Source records
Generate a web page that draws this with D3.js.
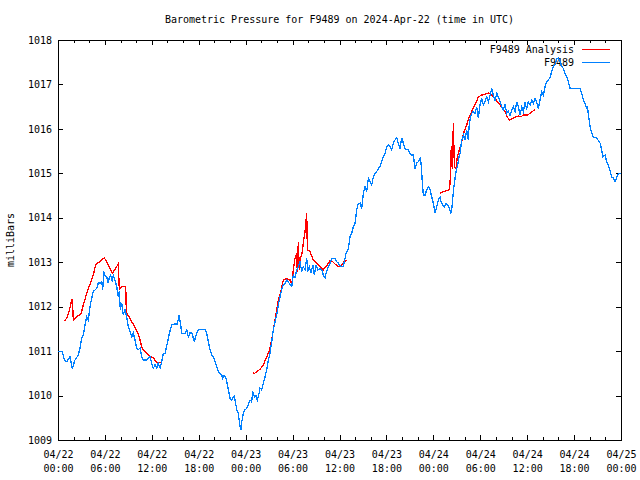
<!DOCTYPE html>
<html><head><meta charset="utf-8">
<script src="https://cdn.jsdelivr.net/npm/d3@7"></script>
<style>
body{margin:0;background:#fff}
svg{display:block}
text{font-family:"DejaVu Sans Mono","Liberation Mono",monospace;font-size:10px;fill:#000}
</style>
</head><body>
<svg id="chart" width="640" height="480"></svg>
<script>
// ---- data (hours after 2024-04-22 00:00 UTC, pressure in mb) ----
const blueHours = [
0,0.26,0.55,0.81,1.11,1.53,1.83,2.17,2.60,2.81,
3.03,3.24,3.45,3.67,3.88,4.09,4.31,4.51,4.95,5.15,
5.37,5.59,5.72,5.85,6.01,6.23,6.43,6.56,6.74,6.94,
7.07,7.29,7.51,7.71,7.84,7.97,8.15,8.35,8.57,8.79,
8.99,9.21,9.43,9.63,9.85,10.07,10.27,10.49,10.71,10.91,
11.34,11.55,11.77,11.98,12.19,12.41,12.62,12.83,13.05,13.26,
13.47,13.69,13.98,14.24,14.54,14.96,15.26,15.48,15.69,15.82,
16.24,16.46,16.67,16.88,17.10,17.30,17.43,17.65,17.94,18.80,
19.02,19.22,19.44,19.66,19.86,20.08,20.30,20.50,20.72,20.94,
21.07,21.23,21.49,21.58,21.78,22.00,22.22,22.51,22.64,22.86,
23.06,23.28,23.41,23.50,23.70,23.92,24.13,24.34,24.56,24.77,
24.90,25.11,25.32,25.49,25.67,25.84,26.05,26.26,26.48,26.69,
26.90,27.11,27.33,27.54,27.75,27.97,28.18,28.39,28.61,28.82,
29.03,29.25,29.46,29.67,29.89,30.09,30.31,30.53,30.73,30.95,
31.17,31.37,31.59,31.81,31.94,32.14,32.36,32.58,32.78,33.00,
33.22,33.51,33.73,33.93,34.15,34.28,34.57,34.79,35.01,35.43,
35.65,35.85,36.07,36.29,36.49,36.71,36.84,37.13,37.35,37.56,
37.77,37.99,38.20,38.41,38.63,38.84,39.05,39.27,39.48,39.69,
39.90,40.12,40.33,40.54,40.76,40.97,41.18,41.40,41.61,41.82,
42.04,42.25,42.46,42.68,42.88,43.10,43.32,43.52,43.74,43.96,
44.16,44.38,44.60,44.80,45.02,45.24,45.44,45.66,45.88,46.08,
46.30,46.43,46.59,46.72,46.94,47.15,47.36,47.58,47.80,48.00,
48.22,48.43,48.64,48.86,48.99,49.20,49.41,49.63,49.84,50.05,
50.26,50.39,50.56,50.69,50.90,51.12,51.33,51.42,51.63,51.84,
52.05,52.27,52.47,52.60,52.78,52.91,53.11,53.33,53.55,53.75,
53.97,54.19,54.39,54.61,54.83,55.04,55.25,55.47,55.67,55.89,
56.11,56.31,56.53,56.75,56.95,57.17,57.39,57.59,57.81,58.03,
58.23,58.45,58.67,58.87,59.09,59.31,59.51,59.73,59.95,60.15,
60.37,60.59,60.79,61.01,61.23,61.43,61.65,61.86,62.07,62.29,
62.50,62.93,63.15,63.35,63.57,63.79,63.99,64.21,64.43,64.63,
64.85,65.07,65.27,65.49,66.77,66.98,67.19,67.41,67.63,67.70,
67.83,68.05,68.26,68.47,68.90,69.33,69.54,69.67,69.96,70.18,
70.38,70.60,70.82,71.03,71.24,71.46,71.67,72.00
];
const bluePressure = [
1011.00,1010.99,1010.99,1010.80,1010.76,1010.87,1010.61,1010.80,1010.91,1011.07,
1011.30,1011.36,1011.59,1011.77,1011.70,1012.00,1012.19,1012.34,1012.41,1012.53,
1012.53,1012.56,1012.38,1012.79,1012.71,1012.67,1012.53,1012.67,1012.71,1012.56,
1012.70,1012.60,1012.45,1012.22,1012.34,1011.93,1012.08,1011.81,1011.93,1011.77,
1011.55,1011.44,1011.32,1011.41,1011.25,1011.06,1011.03,1011.07,1010.87,1010.80,
1010.80,1010.84,1010.87,1010.73,1010.61,1010.69,1010.62,1010.73,1010.62,1010.76,
1010.95,1010.95,1011.18,1011.40,1011.59,1011.61,1011.61,1011.81,1011.59,1011.40,
1011.40,1011.48,1011.32,1011.41,1011.41,1011.30,1011.21,1011.36,1011.49,1011.49,
1011.40,1011.21,1011.03,1010.91,1010.87,1010.76,1010.65,1010.54,1010.50,1010.46,
1010.39,1010.46,1010.39,1010.31,1010.13,1009.94,1009.90,1009.99,1009.90,1009.68,
1009.60,1009.30,1009.23,1009.41,1009.60,1009.68,1009.71,1009.79,1009.90,1009.86,
1010.09,1009.97,1010.01,1009.90,1010.01,1010.17,1010.13,1010.28,1010.42,1010.58,
1010.80,1010.95,1011.21,1011.48,1011.66,1011.81,1012.04,1012.22,1012.38,1012.49,
1012.53,1012.60,1012.56,1012.49,1012.45,1012.71,1012.65,1012.83,1012.90,1013.01,
1012.79,1012.90,1012.83,1013.09,1012.79,1012.90,1012.75,1012.94,1012.71,1012.94,
1012.83,1012.86,1012.83,1012.71,1012.65,1012.75,1012.90,1012.98,1013.09,1013.09,
1013.01,1012.98,1012.92,1012.90,1012.90,1013.09,1013.20,1013.31,1013.57,1013.65,
1013.80,1013.88,1014.18,1014.32,1014.33,1014.21,1014.55,1014.70,1014.59,1014.89,
1014.81,1014.74,1014.92,1015.00,1015.04,1015.11,1015.15,1015.26,1015.37,1015.45,
1015.60,1015.64,1015.60,1015.53,1015.68,1015.75,1015.80,1015.68,1015.56,1015.80,
1015.68,1015.56,1015.53,1015.53,1015.45,1015.41,1015.41,1015.11,1015.23,1015.26,
1015.34,1015.23,1014.81,1014.51,1014.51,1014.63,1014.70,1014.63,1014.47,1014.33,
1014.10,1014.25,1014.40,1014.47,1014.36,1014.29,1014.25,1014.33,1014.29,1014.21,
1014.10,1014.25,1014.59,1014.78,1015.04,1015.19,1015.41,1015.45,1015.75,1015.86,
1015.75,1015.98,1015.75,1016.13,1016.27,1016.35,1016.39,1016.35,1016.50,1016.24,
1016.54,1016.69,1016.54,1016.61,1016.72,1016.61,1016.76,1016.91,1016.76,1016.65,
1016.80,1016.72,1016.61,1016.50,1016.43,1016.54,1016.35,1016.39,1016.31,1016.43,
1016.50,1016.39,1016.61,1016.50,1016.31,1016.50,1016.39,1016.58,1016.46,1016.61,
1016.54,1016.65,1016.58,1016.69,1016.58,1016.46,1016.65,1016.84,1016.76,1016.95,
1017.06,1017.15,1017.30,1017.40,1017.46,1017.57,1017.60,1017.52,1017.40,1017.36,
1017.25,1017.17,1017.06,1016.91,1016.91,1016.79,1016.65,1016.56,1016.47,1016.52,
1016.31,1016.05,1015.90,1015.82,1015.79,1015.68,1015.51,1015.37,1015.41,1015.26,
1015.17,1015.06,1014.92,1014.89,1014.81,1014.92,1015.00,1015.00
];
// analysis series; null marks a gap in the record
const redHours = [
0.81,1.11,1.41,1.66,1.83,1.96,2.39,2.94,3.24,3.54,
3.88,4.22,4.51,4.82,5.15,5.59,5.92,6.23,6.65,6.94,
7.29,7.71,7.84,8.15,8.66,8.74,9.08,9.43,9.85,10.19,
10.49,10.71,10.91,11.34,11.77,12.19,12.62,13.26,
19,
24.90,25.07,25.41,25.84,26.26,26.69,27.02,27.33,27.54,27.75,
27.97,28.18,28.39,28.61,28.82,29.25,29.67,29.89,30.09,30.31,
30.53,30.60,30.73,30.86,31.04,31.17,31.37,31.59,31.72,31.81,
31.89,32.23,32.65,33.09,33.51,33.93,34.44,34.79,35.13,35.43,
35.85,36.29,36.58,36.92,
42,
48.86,49.28,49.71,50.05,50.14,50.30,50.42,50.56,50.69,50.90,
51.07,51.33,51.63,51.93,52.27,52.60,52.91,53.33,53.75,54.19,
54.74,55.04,55.47,55.89,56.31,56.75,57.17,57.46,57.72,58.03,
58.45,58.87,59.18,59.51,60.03,60.37,60.79,61.01
];
const redPressure = [
1011.68,1011.74,1011.89,1012.08,1012.17,1011.70,1011.77,1011.84,1012.04,1012.22,
1012.41,1012.56,1012.71,1012.94,1012.99,1013.05,1013.10,1013.01,1012.86,1012.75,
1012.84,1012.96,1012.39,1012.45,1012.46,1011.86,1011.77,1011.66,1011.54,1011.41,
1011.25,1011.10,1011.03,1010.95,1010.89,1010.85,1010.74,1010.74,
null,
1010.52,1010.49,1010.54,1010.59,1010.69,1010.87,1011.01,1011.25,1011.48,1011.70,
1011.93,1012.15,1012.26,1012.44,1012.60,1012.63,1012.60,1012.49,1012.83,1013.09,
1013.20,1012.79,1013.46,1012.83,1013.12,1013.16,1013.43,1013.69,1013.95,1014.11,
1013.28,1013.24,1013.05,1012.98,1012.90,1012.83,1012.94,1013.03,1013.01,1012.96,
1012.90,1012.94,1013.01,1013.05,
null,
1014.55,1014.59,1014.61,1014.63,1014.78,1015.62,1015.10,1016.13,1015.15,1015.10,
1015.37,1015.53,1015.71,1015.94,1016.09,1016.27,1016.39,1016.54,1016.72,1016.76,
1016.79,1016.81,1016.76,1016.69,1016.58,1016.49,1016.39,1016.27,1016.20,1016.22,
1016.26,1016.29,1016.27,1016.31,1016.31,1016.35,1016.41,1016.43
];
const yTickValues = [1009,1010,1011,1012,1013,1014,1015,1016,1017,1018];
const xMajorHours = [0,6,12,18,24,30,36,42,48,54,60,66,72];
const xMinorHours = d3.range(0, 73, 2);
const seriesNames = ["F9489 Analysis", "F9489"];
const seriesColors = ["#ff0000", "#0080ff"];
const titleText = "Barometric Pressure for F9489 on 2024-Apr-22 (time in UTC)";
const yLabelText = "milliBars";

// ---- layout ----
const L = 58, R = 621, T = 40, B = 440;
const t0 = Date.UTC(2024, 3, 22);
const toDate = h => new Date(t0 + h * 3600000);

const x = d3.scaleUtc().domain([toDate(0), toDate(72)]).range([L, R]);
const y = d3.scaleLinear().domain([1009, 1018]).range([B, T]);

const svg = d3.select("#chart");

// title
svg.append("text").attr("x", (L + R) / 2).attr("y", 23)
  .attr("text-anchor", "middle").text(titleText);

// y label
svg.append("text").attr("transform", "translate(14,240) rotate(-90)")
  .attr("text-anchor", "middle").text(yLabelText);

// axes (ticks inward)
const fmtDate = d3.utcFormat("%m/%d"), fmtTime = d3.utcFormat("%H:%M");

const gMinorB = svg.append("g").attr("transform", `translate(0,${B})`)
  .call(d3.axisBottom(x).tickValues(xMinorHours.map(toDate)).tickSize(-3).tickFormat(""));
const gMinorT = svg.append("g").attr("transform", `translate(0,${T})`)
  .call(d3.axisTop(x).tickValues(xMinorHours.map(toDate)).tickSize(-3).tickFormat(""));
const gB = svg.append("g").attr("transform", `translate(0,${B})`)
  .call(d3.axisBottom(x).tickValues(xMajorHours.map(toDate)).tickSize(-5).tickFormat(""));
const gT = svg.append("g").attr("transform", `translate(0,${T})`)
  .call(d3.axisTop(x).tickValues(xMajorHours.map(toDate)).tickSize(-5).tickFormat(""));
const gL = svg.append("g").attr("transform", `translate(${L},0)`)
  .call(d3.axisLeft(y).tickValues(yTickValues).tickSize(-5).tickPadding(6).tickFormat(d3.format("d")));
const gR = svg.append("g").attr("transform", `translate(${R},0)`)
  .call(d3.axisRight(y).tickValues(yTickValues).tickSize(-5).tickFormat(""));

[gMinorB, gMinorT, gB, gT, gL, gR].forEach(g => {
  g.select(".domain").remove();
  g.attr("font-family", null).attr("font-size", null);
  g.selectAll("line").attr("stroke", "#000").attr("shape-rendering", "crispEdges");
  g.selectAll("text").attr("fill", "#000");
});

// two-line x labels
gB.selectAll(".tick text").each(function(d) {
  const t = d3.select(this).attr("y", null).attr("dy", null);
  t.append("tspan").attr("x", 0).attr("y", 18).text(fmtDate(d));
  t.append("tspan").attr("x", 0).attr("y", 32).text(fmtTime(d));
});

// border
svg.append("rect").attr("x", L + 0.5).attr("y", T + 0.5)
  .attr("width", R - L).attr("height", B - T)
  .attr("fill", "none").attr("stroke", "#000").attr("shape-rendering", "crispEdges");

// legend
const legend = svg.append("g");
seriesNames.forEach((name, i) => {
  const ly = 49 + i * 13;
  legend.append("text").attr("x", 574).attr("y", ly + 3.5).attr("text-anchor", "end").text(name);
  legend.append("line").attr("x1", 582).attr("x2", 610).attr("y1", ly + 0.5).attr("y2", ly + 0.5)
    .attr("stroke", seriesColors[i]).attr("stroke-width", 1).attr("shape-rendering", "crispEdges");
});

// lines
const line = d3.line()
  .defined(d => d.v !== null)
  .x(d => x(toDate(d.h)))
  .y(d => y(d.v));

const redData = redHours.map((h, i) => ({h, v: redPressure[i]}));
const blueData = blueHours.map((h, i) => ({h, v: bluePressure[i]}));

svg.append("path").datum(redData).attr("d", line)
  .attr("fill", "none").attr("stroke", seriesColors[0]).attr("stroke-width", 1.3)
  .attr("shape-rendering", "crispEdges");
svg.append("path").datum(blueData).attr("d", line)
  .attr("fill", "none").attr("stroke", seriesColors[1]).attr("stroke-width", 1.3)
  .attr("shape-rendering", "crispEdges");
</script>
</body></html>
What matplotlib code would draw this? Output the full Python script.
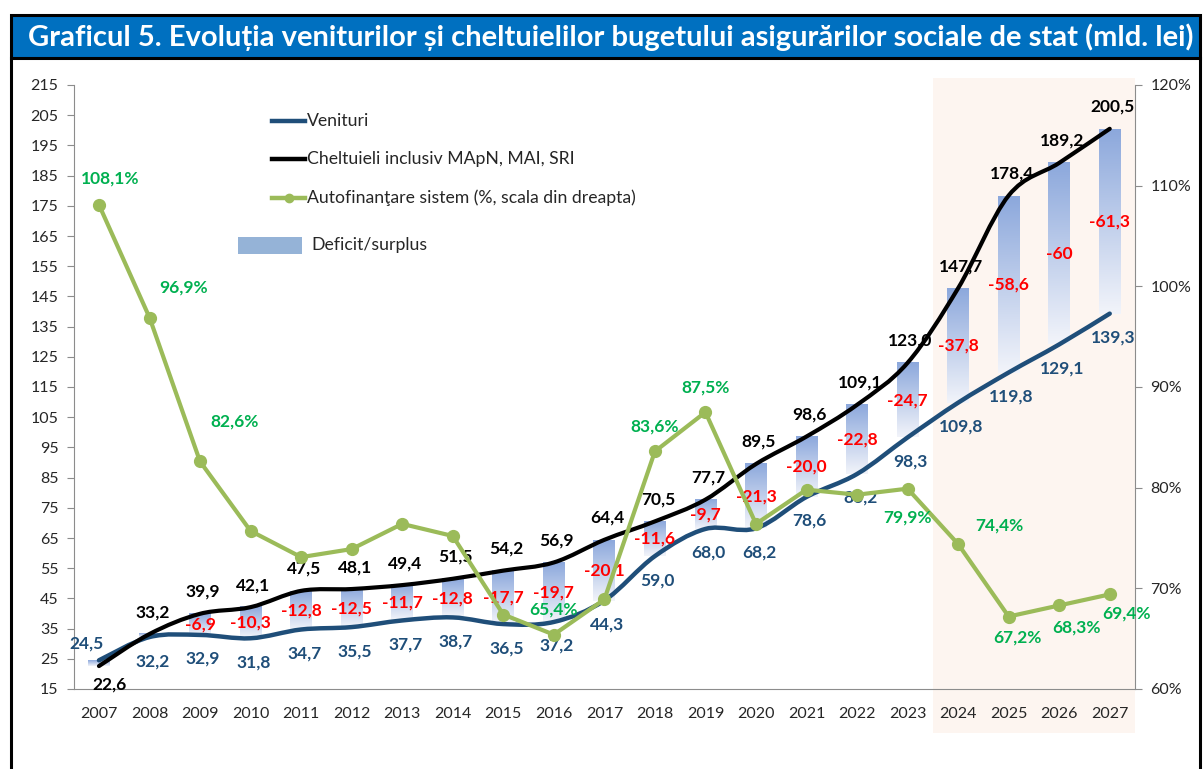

Objective:
Search the data above for the word "script", then gather each line in which it appears.

Written solution:
<script src="https://cdn.jsdelivr.net/npm/d3@7"></script>
<script>
</script>
What matplotlib code would draw this? Output the full Python script.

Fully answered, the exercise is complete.